The pointed blade and the brioche roll, the last hurrah of the first action hero. "Out of the shadows of the past, as from a faded tapestry of time's procession slow and vast..." Olivier's portal from medieval tableau into storybook movement (Henry V) begins here, Douglas Fairbanks as D'Artagnan reveals a light baritone in the talkie prologue before hurtling into silent action with fellow Dumas knights, sabers aloft. The Musketeers are rambunctious and stout fellows, half mounted guard and half slapstick troupe—they effortlessly cross swords with foes until a mob of angry maids chase them into the river. Royal twins are the court's secret intrigue, Richelieu (Nigel De Brulier) swiftly engineers the cover-up: "One heir means peace to France. Two may mean revolution." De Rochefort (Ullrich Haupt) goes rogue and kidnaps Louis XIV (William Bakewell), Constance (Marguerite De La Motte) and Milady (Dorothy Revier) have a hair-pulling scuffle, the estranged heroes' reunion takes place during the storming of the castle. Allan Dwan keeps them all in balance, fights on horseback and on staircases gracefully keyed to the star's blithe tumbling and closet melancholia. Sporting graying whiskers and concealing a mortal wound, Fairbanks is the very embodiment of the perishability of genre, of swashbuckling high spirits cloaking a valedictory to a stage of cinema.
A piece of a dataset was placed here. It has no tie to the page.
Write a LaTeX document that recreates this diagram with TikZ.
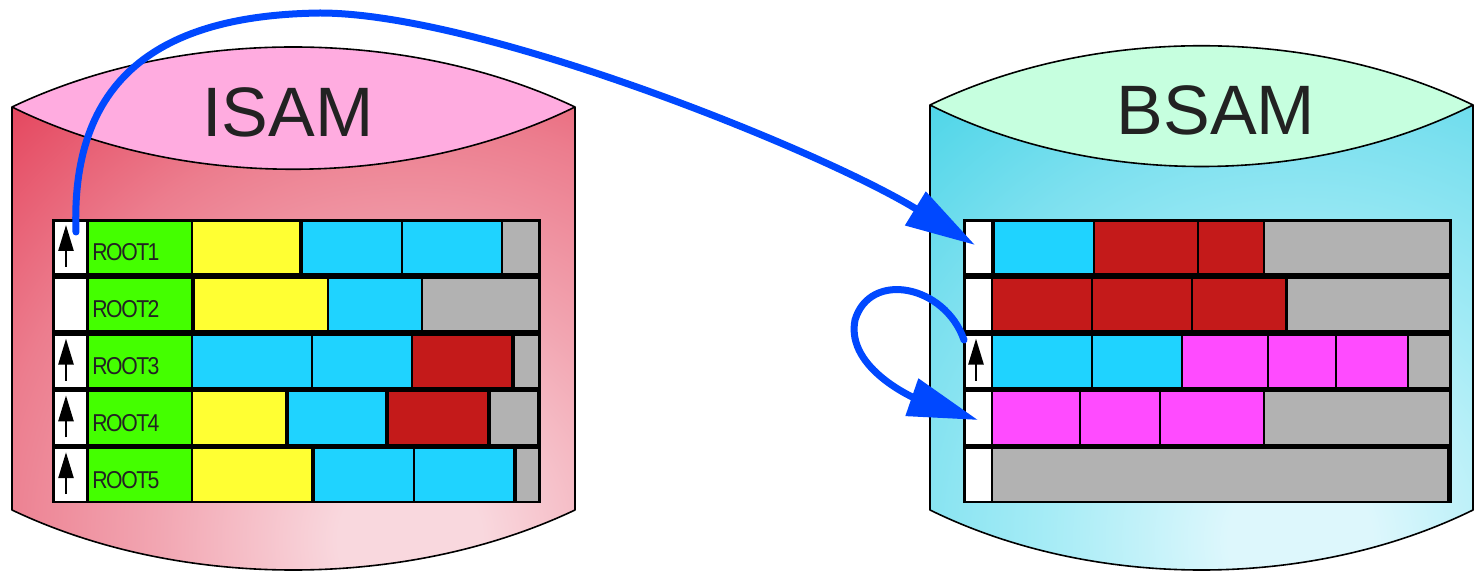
\documentclass[tikz,border=0pt]{standalone}
\usepackage{fontspec}
\setmainfont{Liberation Sans}
\usetikzlibrary{arrows.meta}

\definecolor{isamtop}{HTML}{FFACE0}
\definecolor{isam0}{HTML}{F9D8DE}
\definecolor{isam1}{HTML}{F2A6B2}
\definecolor{isam2}{HTML}{EC7D8E}
\definecolor{isam3}{HTML}{E33C55}
\definecolor{bsamtop}{HTML}{C6FFDF}
\definecolor{bsam0}{HTML}{DDF7FC}
\definecolor{bsam1}{HTML}{A6ECF6}
\definecolor{bsam2}{HTML}{7CE0EF}
\definecolor{bsam3}{HTML}{40D2E6}
\definecolor{keygreen}{HTML}{44FF00}
\definecolor{recyellow}{HTML}{FFFF33}
\definecolor{reccyan}{HTML}{1FD3FF}
\definecolor{recred}{HTML}{C41A1A}
\definecolor{recgray}{HTML}{B2B2B2}
\definecolor{recmagenta}{HTML}{FF4BFF}
\definecolor{linkblue}{HTML}{0048FF}
\definecolor{inkgray}{HTML}{222222}

% concentric glow, brightest at the centre of the shaded square
\pgfdeclareradialshading{isamglow}{\pgfpoint{0bp}{0bp}}{%
  color(0bp)=(isam0); color(3bp)=(isam0); color(10.5bp)=(isam1);
  color(17.5bp)=(isam2); color(26bp)=(isam3); color(40bp)=(isam3)}
\pgfdeclareradialshading{bsamglow}{\pgfpoint{0bp}{0bp}}{%
  color(0bp)=(bsam0); color(3bp)=(bsam0); color(10.5bp)=(bsam1);
  color(17.5bp)=(bsam2); color(26bp)=(bsam3); color(40bp)=(bsam3)}

% one record segment: row, left x, right x, colour
\newcommand\recseg[4]{%
  \fill[#4] (#2,{219+56.8*(#1-1)+3}) rectangle (#3,{219+56.8*#1-2.5});}
% up-pointer in the first cell of a row
\newcommand\recptr[2]{%
  \draw[ptrarrow] (#2,{219+56.8*(#1-1)+48}) -- (#2,{219+56.8*(#1-1)+6});}

\begin{document}
\begin{tikzpicture}[x=0.5pt,y=-0.5pt,
  outline/.style={draw=black,line width=0.8pt,line join=round},
  title/.style={font=\fontsize{35pt}{35pt}\selectfont,text=inkgray,inner sep=0pt,anchor=base},
  keylabel/.style={font=\fontsize{10.6pt}{11pt}\selectfont\addfontfeature{LetterSpace=-7},
    text=inkgray,inner sep=0pt,anchor=base west,yscale=1.15},
  ptrarrow/.style={-{Triangle[length=13pt,width=7.5pt]},line width=1.3pt},
  link/.style={draw=linkblue,line width=3.5pt,line cap=round,
    -{Triangle[length=35pt,width=19pt]}}]
\useasboundingbox (0,0) rectangle (1475,571);

% ISAM disk
\begin{scope}
  \clip (12,107) -- (12,510) .. controls (180,590) and (406,590) .. (575,510)
    -- (575,107) -- cycle;
  \shade[shading=isamglow] (-190,-60) rectangle (1010,1140);
\end{scope}
\draw[outline] (12,107) -- (12,510) .. controls (180,590) and (406,590) .. (575,510)
  -- (575,107);
\draw[outline,fill=isamtop] (12,107) .. controls (180,27) and (406,27) .. (575,107)
  .. controls (406,190) and (180,190) .. cycle;
\node[title] (isam) at (288,137) {ISAM};

% BSAM disk
\begin{scope}
  \clip (930,105) -- (930,510) .. controls (1093,590) and (1310,590) .. (1473,510)
    -- (1473,105) -- cycle;
  \shade[shading=bsamglow] (700,-60) rectangle (1900,1140);
\end{scope}
\draw[outline] (930,105) -- (930,510) .. controls (1093,590) and (1310,590) .. (1473,510)
  -- (1473,105);
\draw[outline,fill=bsamtop] (930,105) .. controls (1093,26) and (1310,26) .. (1473,105)
  .. controls (1310,187) and (1093,187) .. cycle;
\node[title] (bsam) at (1216,135) {BSAM};

% ISAM records
\fill[black] (52,219) rectangle (541,503);
\foreach \r in {1,...,5} {
  \recseg{\r}{55}{86}{white}
  \recseg{\r}{89}{191}{keygreen}
}
\recseg{1}{193}{299}{recyellow}\recseg{1}{303}{401}{reccyan}\recseg{1}{403}{501}{reccyan}\recseg{1}{503}{538}{recgray}
\recseg{2}{195}{327}{recyellow}\recseg{2}{329}{421}{reccyan}\recseg{2}{423}{538}{recgray}
\recseg{3}{193}{311}{reccyan}\recseg{3}{313}{411}{reccyan}\recseg{3}{413}{511}{recred}\recseg{3}{515}{538}{recgray}
\recseg{4}{193}{285}{recyellow}\recseg{4}{289}{385}{reccyan}\recseg{4}{389}{487}{recred}\recseg{4}{491}{537}{recgray}
\recseg{5}{193}{311}{recyellow}\recseg{5}{315}{413}{reccyan}\recseg{5}{415}{513}{reccyan}\recseg{5}{517}{538}{recgray}
\foreach \r in {1,3,4,5} { \recptr{\r}{66} }
\node[keylabel] (root1) at (92,261) {ROOT1};
\node[keylabel] (root2) at (92,317.8) {ROOT2};
\node[keylabel] (root3) at (92,374.6) {ROOT3};
\node[keylabel] (root4) at (92,431.4) {ROOT4};
\node[keylabel] (root5) at (92,488.2) {ROOT5};

% BSAM blocks
\fill[black] (963,219) rectangle (1452,503);
\foreach \r in {1,...,5} { \recseg{\r}{966}{991}{white} }
\recseg{1}{995}{1093}{reccyan}\recseg{1}{1095}{1197}{recred}\recseg{1}{1199}{1263}{recred}\recseg{1}{1265}{1449}{recgray}
\recseg{2}{993}{1091}{recred}\recseg{2}{1093}{1191}{recred}\recseg{2}{1193}{1285}{recred}\recseg{2}{1288}{1449}{recgray}
\recseg{3}{993}{1091}{reccyan}\recseg{3}{1093}{1181}{reccyan}\recseg{3}{1183}{1267}{recmagenta}\recseg{3}{1269}{1335}{recmagenta}\recseg{3}{1337}{1407}{recmagenta}\recseg{3}{1409}{1449}{recgray}
\recseg{4}{993}{1079}{recmagenta}\recseg{4}{1081}{1159}{recmagenta}\recseg{4}{1161}{1263}{recmagenta}\recseg{4}{1265}{1449}{recgray}
\recseg{5}{993}{1447}{recgray}
\recptr{3}{976}

% pointer links
\coordinate (isamptr) at (76,232);
\coordinate (bsamblk1) at (975,245);
\coordinate (bsamptr) at (964,340);
\coordinate (bsamblk4) at (978,420);
\draw[link] (isamptr) .. controls (70,70) and (170,15) .. (320,13)
  .. controls (480,13) and (820,150) .. (bsamblk1);
\draw[link] (bsamptr) .. controls (945,285) and (870,270) .. (855,320)
  .. controls (845,370) and (920,400) .. (bsamblk4);
\end{tikzpicture}
\end{document}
Ford's 3 Bad Men informs the Musketeers' sacrifices (while warding off adversaries in the catacombs, Tiny Sandford's Porthos cracks open a powder keg and hurls in a torch), Bozarge recalls their celestial reward in Three Comrades. "Come on! There is greater adventure beyond." Fairbanks in The Private Life of Don Juan continues the meditation on celebrity. With Belle Bennett, Gino Corrado, and Leon Barry. In black and white.